I remember when Glory Awaits was 2nd in the 2000 Guineas at 150/1 and I questioned his 20 lbs rise in the ratings. Some people said I was being harsh and that the colt would go on to win group races. After 52 career starts he won four times after the Guineas. He landed two handicaps, a listed race and albeit he did win a Group 2, it was in Turkey.
Thanks for the good crack. Time for me to move on. Be lucky.
Surely a last gasp attempt to reinvent the horse.
Had he been a true sprinter, would it not have been likely O’Brien would have worked it out before now?
25/1 tomorrow yet the only horse in the race rated higher than him on RPR’s is the favourite Harry Angel, who is 5/4 from 3/1 without doing anything at all.
Something doesn’t add up with Gustav Klimt and if he did win tomorrow it would be Aidan’s biggest balls up since Dunkirk in running him as a miler nearly all his life.

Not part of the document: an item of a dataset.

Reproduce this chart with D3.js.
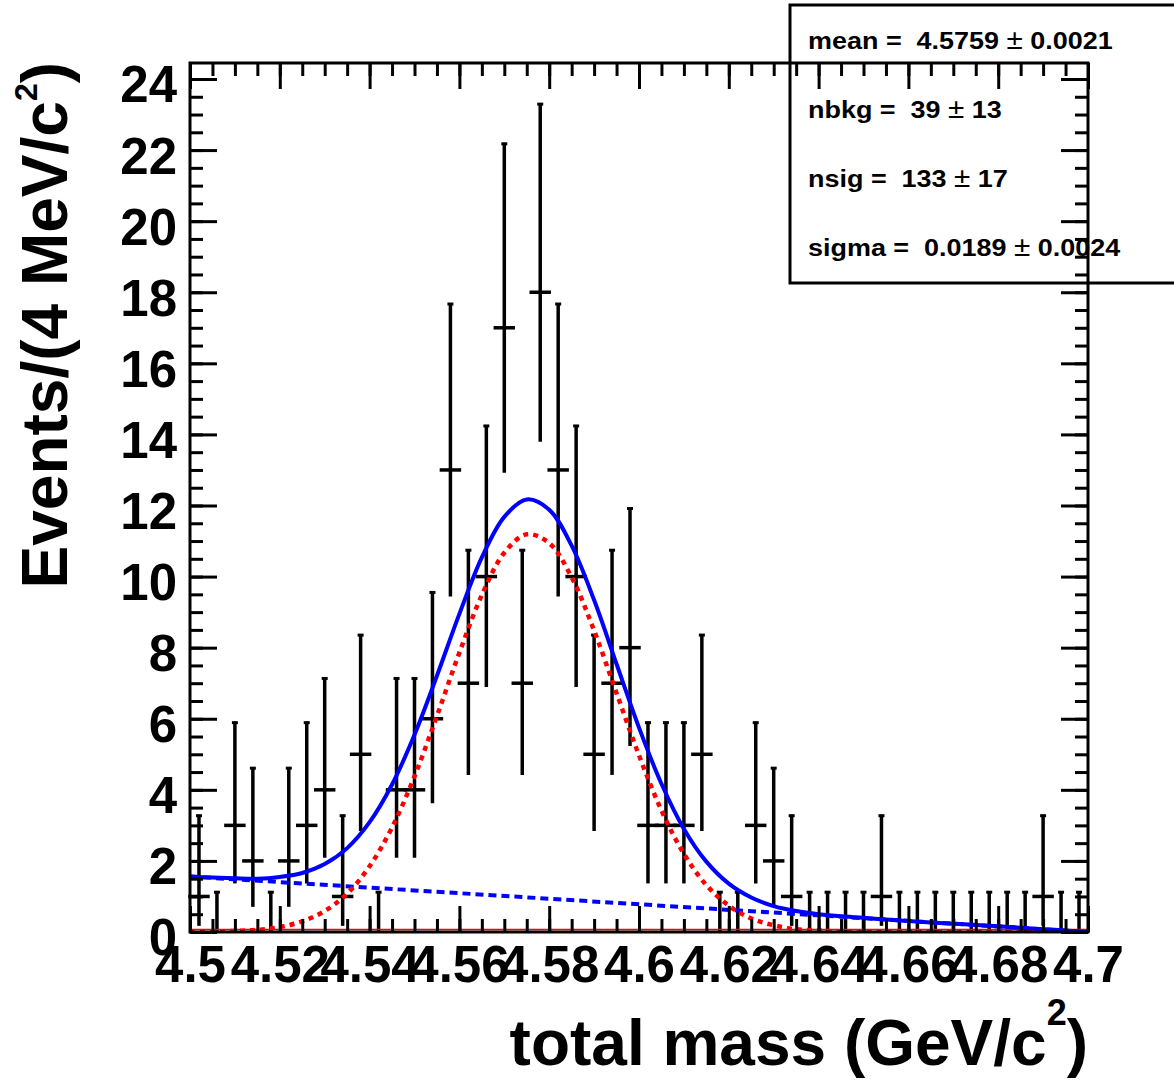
<!DOCTYPE html>
<html>
<head>
<meta charset="utf-8">
<script src="https://cdn.jsdelivr.net/npm/d3@7/dist/d3.min.js"></script>
<style>
  html, body { margin: 0; padding: 0; background: #fff; }
  svg { display: block; font-family: 'Liberation Sans', Arial, Helvetica, sans-serif; }
  .tick text { font-weight: bold; }
</style>
</head>
<body>
<svg id="chart" width="1174" height="1081"></svg>
<script>
'use strict';

// binning of the histogram (4 MeV bins between 4.5 and 4.7 GeV)
var massRange = [4.5, 4.7];
var binWidth = 0.004;

// events per bin
var counts = [1, 0, 3, 2, 0, 2, 3, 4, 1, 5,
              0, 4, 4, 6, 13, 7, 10, 17, 7, 18,
              13, 10, 5, 7, 8, 3, 3, 3, 5, 0,
              0, 3, 2, 1, 0, 0, 0, 0, 1, 0,
              0, 0, 0, 0, 0, 0, 0, 1, 0, 0];

// asymmetric poisson error bars, indexed by the bin content
var errLow  = [0, 0.827, 1.292, 1.633, 1.914, 2.159, 2.379, 2.580, 2.768, 2.943,
               3.108, 3.265, 3.414, 3.558, 3.695, 3.828, 3.957, 4.082, 4.204];
var errHigh = [1.148, 2.300, 2.638, 2.918, 3.162, 3.382, 3.583, 3.770, 3.944, 4.110,
               4.266, 4.416, 4.559, 4.697, 4.830, 4.958, 5.083, 5.204, 5.321];

// fitted curves sampled along the mass axis
var curveX = [4.500, 4.505, 4.510, 4.515, 4.520, 4.525, 4.530, 4.535, 4.540, 4.545,
              4.550, 4.555, 4.560, 4.565, 4.570, 4.575, 4.580, 4.585, 4.590, 4.595,
              4.600, 4.605, 4.610, 4.615, 4.620, 4.625, 4.630, 4.635, 4.640, 4.645,
              4.650, 4.655, 4.660, 4.665, 4.670, 4.675, 4.680, 4.685, 4.690, 4.695, 4.700];
var sigCurve = [0.00, 0.01, 0.03, 0.06, 0.14, 0.30, 0.59, 1.08, 1.85, 2.94,
                4.38, 6.08, 7.86, 9.48, 10.67, 11.19, 10.94, 9.98, 8.48, 6.72,
                4.97, 3.42, 2.20, 1.32, 0.74, 0.38, 0.19, 0.08, 0.04, 0.01,
                0.01, 0, 0, 0, 0, 0, 0, 0, 0, 0, 0];
var totCurve = [1.56, 1.53, 1.51, 1.50, 1.55, 1.66, 1.91, 2.36, 3.09, 4.15,
                5.55, 7.21, 8.95, 10.54, 11.68, 12.17, 11.88, 10.87, 9.34, 7.54,
                5.75, 4.17, 2.90, 1.98, 1.36, 0.97, 0.73, 0.59, 0.50, 0.44,
                0.40, 0.35, 0.31, 0.27, 0.23, 0.20, 0.16, 0.12, 0.08, 0.04, 0.00];
var bkgX = [4.5, 4.7];
var bkgCurve = [1.56, 0.00];

// axis ticks
var xMajor = [4.5, 4.52, 4.54, 4.56, 4.58, 4.6, 4.62, 4.64, 4.66, 4.68, 4.7];
var xLabels = ['4.5', '4.52', '4.54', '4.56', '4.58', '4.6', '4.62', '4.64', '4.66', '4.68', '4.7'];
var yMajor = [0, 2, 4, 6, 8, 10, 12, 14, 16, 18, 20, 22, 24];
var yMax = 24.45;

// fit results box
var fitNames  = ['mean', 'nbkg', 'nsig', 'sigma'];
var fitValues = ['4.5759', '39', '133', '0.0189'];
var fitErrors = ['0.0021', '13', '17', '0.0024'];

var frame = { left: 190, top: 63, right: 1088, bottom: 932 };

var svg = d3.select('#chart');

var x = d3.scaleLinear().domain(massRange).range([frame.left, frame.right]);
var y = d3.scaleLinear().domain([0, yMax]).range([frame.bottom, frame.top]);

svg.append('defs').append('clipPath')
  .attr('id', 'plotclip')
  .append('rect')
  .attr('x', frame.left)
  .attr('y', frame.top)
  .attr('width', frame.right - frame.left)
  .attr('height', frame.bottom - frame.top);

var bins = counts.map(function (n, i) {
  var lo = massRange[0] + i * binWidth;
  return { lo: lo, hi: lo + binWidth, mid: lo + binWidth / 2, n: n };
});

// data points
var gData = svg.append('g').attr('class', 'data')
  .attr('stroke', '#000').attr('stroke-width', 3.5).attr('fill', 'none');

gData.selectAll('line.xerr')
  .data(bins.filter(function (d) { return d.n > 0; }))
  .enter().append('line')
  .attr('class', 'xerr')
  .attr('stroke-linecap', 'square')
  .attr('x1', function (d) { return x(d.lo); })
  .attr('x2', function (d) { return x(d.hi); })
  .attr('y1', function (d) { return y(d.n); })
  .attr('y2', function (d) { return y(d.n); });

gData.selectAll('line.yerr')
  .data(bins)
  .enter().append('line')
  .attr('class', 'yerr')
  .attr('x1', function (d) { return x(d.mid); })
  .attr('x2', function (d) { return x(d.mid); })
  .attr('y1', function (d) { return y(d.n - errLow[d.n]); })
  .attr('y2', function (d) { return y(d.n + errHigh[d.n]); });

// small caps at the ends of the error bars
gData.selectAll('line.cap')
  .data(bins)
  .enter().append('line')
  .attr('class', 'cap')
  .attr('stroke-width', 3)
  .attr('x1', function (d) { return x(d.mid) - 3; })
  .attr('x2', function (d) { return x(d.mid) + 3; })
  .attr('y1', function (d) { return y(d.n + errHigh[d.n]) + 1; })
  .attr('y2', function (d) { return y(d.n + errHigh[d.n]) + 1; });

// fit curves
var gCurves = svg.append('g').attr('clip-path', 'url(#plotclip)').attr('fill', 'none');

var line = d3.line()
  .x(function (d) { return x(d[0]); })
  .y(function (d) { return y(d[1]); })
  .curve(d3.curveCatmullRom.alpha(0.5));

gCurves.append('path')
  .datum(massRange.map(function (m) { return [m, 0]; }))
  .attr('d', line)
  .attr('transform', 'translate(0,-2.5)')
  .attr('stroke', '#ff0000')
  .attr('stroke-width', 1.5);

gCurves.append('path')
  .datum(bkgX.map(function (m, i) { return [m, bkgCurve[i]]; }))
  .attr('d', line)
  .attr('stroke', '#0000ff')
  .attr('stroke-width', 4)
  .attr('stroke-dasharray', '8,5');

gCurves.append('path')
  .datum(curveX.map(function (m, i) { return [m, sigCurve[i]]; }))
  .attr('d', line)
  .attr('stroke', '#ff0000')
  .attr('stroke-width', 4.5)
  .attr('stroke-dasharray', '5,5');

gCurves.append('path')
  .datum(curveX.map(function (m, i) { return [m, totCurve[i]]; }))
  .attr('d', line)
  .attr('stroke', '#0000ff')
  .attr('stroke-width', 4);

// axes, ticks on all four sides pointing inwards
var xMinor = d3.range(0, 41).map(function (k) { return massRange[0] + k * 0.005; });
var yMinor = d3.range(0, 49).map(function (k) { return k * 0.5; });

function styleAxis(g) {
  g.select('.domain').remove();
  g.selectAll('.tick line').attr('stroke', '#000').attr('stroke-width', 3);
}

svg.append('g')
  .attr('transform', 'translate(0,' + frame.bottom + ')')
  .call(d3.axisBottom(x).tickValues(xMinor).tickSize(-13).tickFormat(''))
  .call(styleAxis);

svg.append('g')
  .attr('transform', 'translate(0,' + frame.bottom + ')')
  .call(d3.axisBottom(x).tickValues(xMajor).tickSize(-26).tickPadding(14)
    .tickFormat(function (d, i) { return xLabels[i]; }))
  .call(styleAxis)
  .call(function (g) {
    g.selectAll('.tick text').attr('fill', '#000').attr('font-size', 51);
  });

svg.append('g')
  .attr('transform', 'translate(0,' + frame.top + ')')
  .call(d3.axisTop(x).tickValues(xMinor).tickSize(-13).tickFormat(''))
  .call(styleAxis);

svg.append('g')
  .attr('transform', 'translate(0,' + frame.top + ')')
  .call(d3.axisTop(x).tickValues(xMajor).tickSize(-26).tickFormat(''))
  .call(styleAxis);

svg.append('g')
  .attr('transform', 'translate(' + frame.left + ',0)')
  .call(d3.axisLeft(y).tickValues(yMinor).tickSize(-13).tickFormat(''))
  .call(styleAxis);

svg.append('g')
  .attr('transform', 'translate(' + frame.left + ',0)')
  .call(d3.axisLeft(y).tickValues(yMajor).tickSize(-27).tickPadding(13).tickFormat(d3.format('d')))
  .call(styleAxis)
  .call(function (g) {
    g.selectAll('.tick text').attr('fill', '#000').attr('font-size', 51).attr('dy', '0.45em');
  });

svg.append('g')
  .attr('transform', 'translate(' + frame.right + ',0)')
  .call(d3.axisRight(y).tickValues(yMinor).tickSize(-13).tickFormat(''))
  .call(styleAxis);

svg.append('g')
  .attr('transform', 'translate(' + frame.right + ',0)')
  .call(d3.axisRight(y).tickValues(yMajor).tickSize(-27).tickFormat(''))
  .call(styleAxis);

svg.append('rect')
  .attr('x', frame.left)
  .attr('y', frame.top)
  .attr('width', frame.right - frame.left)
  .attr('height', frame.bottom - frame.top)
  .attr('fill', 'none')
  .attr('stroke', '#000')
  .attr('stroke-width', 3);

// axis titles
var xTitle = svg.append('text')
  .attr('x', frame.right)
  .attr('y', 1065)
  .attr('text-anchor', 'end')
  .attr('font-size', 64)
  .attr('font-weight', 'bold');
xTitle.append('tspan').text('total mass (GeV/c');
xTitle.append('tspan').attr('font-size', 36).attr('dy', -40).text('2');
xTitle.append('tspan').attr('dy', 40).text(')');

var yTitle = svg.append('text')
  .attr('transform', 'translate(67,62) rotate(-90)')
  .attr('text-anchor', 'end')
  .attr('font-size', 64)
  .attr('font-weight', 'bold');
yTitle.append('tspan').text('Events/(4 MeV/c');
yTitle.append('tspan').attr('font-size', 32).attr('dy', -30).text('2');
yTitle.append('tspan').attr('dy', 30).text(')');

// fit parameter box
svg.append('rect')
  .attr('x', 790)
  .attr('y', 5)
  .attr('width', 420)
  .attr('height', 278)
  .attr('fill', 'none')
  .attr('stroke', '#000')
  .attr('stroke-width', 3);

var boxLines = svg.append('g')
  .selectAll('text')
  .data(fitNames)
  .enter().append('text')
  .attr('transform', function (d, i) { return 'translate(808,' + (49 + i * 69) + ') scale(1.1,1)'; })
  .attr('font-size', 24.5)
  .attr('font-weight', 'bold')
  .style('white-space', 'pre');

boxLines.append('tspan').text(function (d, i) { return d + ' =  ' + fitValues[i] + ' '; });
boxLines.append('tspan').attr('font-weight', 'normal').attr('font-size', 27).text('\u00b1');
boxLines.append('tspan').text(function (d, i) { return ' ' + fitErrors[i]; });
</script>
</body>
</html>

Thanks for the good crack. Time for me to move on. Be lucky.
I reckon it’s 7 lbs weight for age Ham.
The year older Seventh Heaven carried 9 st 2 lbs in last years’ Arc to Enable’s 8 st 9 lbs.
Crystal Ocean carries 9 st 10 lbs on Saturday with Enable on 9 st 2 lbs. If she can’t beat him on those terms then when can she?
A lot may depend on whether Crystal Ocean truly improved 7 lbs in the King George. We saw Salouen get an 8 lbs rise on OR’s out of the blue for running Cracksman close. I was pilloried for suggesting that might be a fluke result but the handicapper has already retreated 4 lbs from the mark he gave and Salouen has run 11 and 9 lbs below his new RPR high figure from Epsom on his last two starts. Assessors do make mistakes and it’s spotting them early that saves you money long term.
Thanks for the good crack. Time for me to move on. Be lucky.
Waldenstern was stuffed by Kadar in the end today.
The Gosden colt isn’t the fastest looking of horses and he took a lot of stoking up and a long time to get past the leaders. It looked like he might score unconvincingly but the Karl Burke newcomer Kadar came forward to join him and then go away to win it.
Kadar is an expensive Scat Daddy and obviously looks atypical at the trip today. He was receiving 9 lbs from Waldenstern with the jockey’s claim today but that was known beforehand and Waldenstern was still 4/7 Fav, so his supporters will be disappointed.
I said earlier in the thread that I thought Waldenstern may be a Leger type and would perhaps need a strong stamina test, a notion that seemed reinforced today. Waldenstern’s first race has not worked out thus far with all four to run from it unplaced and/or beaten further next time.
BET365 pushed Waldenstern out to 66/1 for The Derby in the aftermath of today’s race.
Thanks for the good crack. Time for me to move on. Be lucky.
Jack, I take very little heed of the times in these very early races for youngsters, it’s just about the least relevant factor for me.
With Persian King, the issue is more about only raising him 8 lbs from his debut run. I think that is nonsense myself. How far does he need to win by to get a decent rise?
Bruce Wayne ran behind Ten Sovereigns on debut, finished 6th and was rated 68 to the winner’s 103. They faced off again the following week and Bruce Wayne got roughly eight lengths closer. Instead of looking at the context of the form, the assessor has blindly raised Ten Sovereigns 11 lbs, meaning that Bruce Wayne had to go up 32 lbs. I think that’s complete bollocks in 7 days.
Bruce Wayne has run twice, been 6th and 2nd, yet is rated 100. Roaring Lion won his 1st two last year, the second by six lengths yet the Racing Post rated him only 92. Monty F*** as they say in Glasgow.
The Round Tower third is a horse who has not run well beyond 5F and was a blatant pacemaker. The second Fav Servalan was a complete flop and Mick Channon’s Jungleinthebungle has already had his official mark downgraded. It looks a very ropey rating from the Racing Post.
How can Bruce Wayne improve 32 lbs in a week, yet Andre Fabre’s horse only improve 8 lbs in romping away by six lengths? At this rate Bruce Wayne will be better than Frankel by season’s end.
Thanks for the good crack. Time for me to move on. Be lucky.